You might notice in the above picture that people walk both on the sidewalk and on the street. A modern suburb, the streets are laid out in crescents and courts, with a few long, meandering roads servicing all. The heavy traffic is on the long, meandering roads. The remainder, the feeder streets are relatively quiet. For that reason, people often ignore the sidewalks.

I have touched on this in the past, but I'm going to flog this one more time. Suburban neighbourhoods like mine are walkable places. It is often a myth that downtown cores are more walkable places to live than the suburbs.

In fact, if you think about it, many downtown cores are horrible places to walk. Few stores to walk to but a gauntlet of street beggers that must be run.

Saturday, March 2, 2013

Costco moves massive amounts of product



I hated Costco. I could not understand why thousands of Londoners (London, ON) packed the large warehouse-like store every weekend. Then my wife went there with a friend with a membership. My wife saw the prices and I saw the quality of the stuff she brought home. I understood.

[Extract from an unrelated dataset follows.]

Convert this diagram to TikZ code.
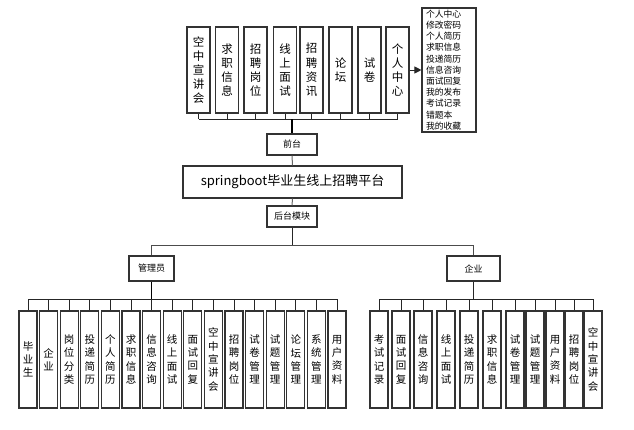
\documentclass[tikz,border=0pt]{standalone}
\usepackage{fontspec}
\newfontfamily\cjk{Noto Sans CJK SC}
\usetikzlibrary{arrows.meta}
\tikzset{
  box/.style={draw=black!80, line width=1.1pt, fill=white, inner sep=0pt, align=center},
  vtop/.style={box, minimum width=23pt, minimum height=86pt, font=\cjk\fontsize{11.5}{14.2}\selectfont},
  vbot/.style={box, minimum width=18pt, minimum height=97pt, font=\cjk\fontsize{10.5}{13.3}\selectfont},
  small/.style={box, font=\cjk\fontsize{9}{11}\selectfont},
  conn/.style={draw=black!85, line width=1pt},
}
\begin{document}
\begin{tikzpicture}[x=1pt,y=-1pt]
\useasboundingbox (0,0) rectangle (634,429);
% top boxes
\node[vtop] (t1) at (198.5,70) {空\\中\\宣\\讲\\会};
\node[vtop] (t2) at (227,70) {求\\职\\信\\息};
\node[vtop] (t3) at (255.5,70) {招\\聘\\岗\\位};
\node[vtop] (t4) at (285,70) {线\\上\\面\\试};
\node[vtop] (t5) at (311.5,70) {招\\聘\\资\\讯};
\node[vtop] (t6) at (340.5,70) {论\\坛};
\node[vtop] (t7) at (369.5,70) {试\\卷};
\node[vtop] (t8) at (397.5,70) {个\\人\\中\\心};
\node[box, font=\cjk\fontsize{8.8}{11.2}\selectfont, align=left, text width=46pt, inner xsep=4pt, minimum height=124pt] (lst) at (449,70)
 {个人中心\\修改密码\\个人简历\\求职信息\\投递简历\\信息咨询\\面试回复\\我的发布\\考试记录\\错题本\\我的收藏};
\draw[conn, -{Triangle[length=7pt,width=7pt]}] (t8.east) -- (lst.west |- t8.east);
\coordinate (tb) at (293,119);
\foreach \i in {1,...,8}{\draw[conn] (t\i.south) -- (t\i.south |- tb);}
\draw[conn] (t1.south |- tb) -- (t8.south |- tb);
% middle
\node[small, minimum width=50pt, minimum height=21pt] (qt) at (292,144.5) {前台};
\node[box, minimum width=219pt, minimum height=32pt, font=\cjk\fontsize{13}{15}\selectfont] (main) at (292.5,182) {springboot毕业生线上招聘平台};
\node[small, minimum width=50pt, minimum height=21pt] (ht) at (292,216.5) {后台模块};
\draw[conn, line width=1.6pt, draw=black] (tb -| qt.north) -- (qt.north);
\draw[conn, draw=black!60] (qt.south) -- (main.north);
\draw[conn, draw=black!60] (main.south) -- (ht.north);
\node[small, minimum width=45pt, minimum height=25pt] (gl) at (151.5,268.5) {管理员};
\node[small, minimum width=53pt, minimum height=25pt] (qy) at (473.5,268.5) {企业};
\coordinate (mb) at (293,245);
\draw[conn] (ht.south) -- (ht.south |- mb);
\draw[conn, draw=black!70] (gl.north) -- (gl.north |- mb) -- (qy.north |- mb) -- (qy.north);
% admin children
\coordinate (ab) at (152,299);
\foreach \t [count=\i from 0] in {毕\\业\\生, 企\\业, 岗\\位\\分\\类, 投\\递\\简\\历, 个\\人\\简\\历, 求\\职\\信\\息, 信\\息\\咨\\询, 线\\上\\面\\试, 面\\试\\回\\复, 空\\中\\宣\\讲\\会, 招\\聘\\岗\\位, 试\\卷\\管\\理, 试\\题\\管\\理, 论\\坛\\管\\理, 系\\统\\管\\理, 用\\户\\资\\料}{
  \node[vbot] (a\i) at (28+\i*20.6,359.5) {\t};
  \draw[conn] (a\i.north) -- (a\i.north |- ab);
}
\draw[conn] (a0.north |- ab) -- (a15.north |- ab);
\draw[conn, line width=1.6pt, draw=black] (gl.south) -- (gl.south |- ab);
% company children
\coordinate (cb) at (473,299);
\foreach \t/\x [count=\i from 0] in {考\\试\\记\\录/379, 面\\试\\回\\复/401, 信\\息\\咨\\询/423, 线\\上\\面\\试/446, 投\\递\\简\\历/469, 求\\职\\信\\息/492, 试\\卷\\管\\理/515, 试\\题\\管\\理/535, 用\\户\\资\\料/555, 招\\聘\\岗\\位/574, 空\\中\\宣\\讲\\会/593}{
  \node[vbot] (c\i) at (\x,359.5) {\t};
  \draw[conn] (c\i.north) -- (c\i.north |- cb);
}
\draw[conn] (c0.north |- cb) -- (c10.north |- cb);
\draw[conn] (qy.south) -- (qy.south |- cb);
\end{tikzpicture}
\end{document}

Still, I resisted going to Costco. I wouldn't even go with her friend. And then I came across an article in The New York Times: How Costco Became the Anti-Wal-Mart. I try to never buy anything at Wal-Mart.

Google Costco yourself. What you find may surprise you. It surprised me.

I've now been to the giant, warehouse store. I bought pickles. Montreal made pickles. Canadian made pickles. Costco didn't seem to carry those awful made-in-India pickles. The Montreal pickles are  wonderful except for one drawback. The jar is warehouse sized. The big question is "Can I eat all these pickles before they go soft?" If you have to toss 'em, they aren't a bargain.

So, I also picked up some Montreal smoked meat. It too was very good and there was enough to make lots of Reubens.

I went to the locally owned Angelo's and got some proper freshly baked bread, some deli mustard, some good sauerkraut and some real Swiss cheese. I returned home to make Reubens.

Interesting, I thought. Thanks to my Costco purchases I spent a small bundle at Angelo's.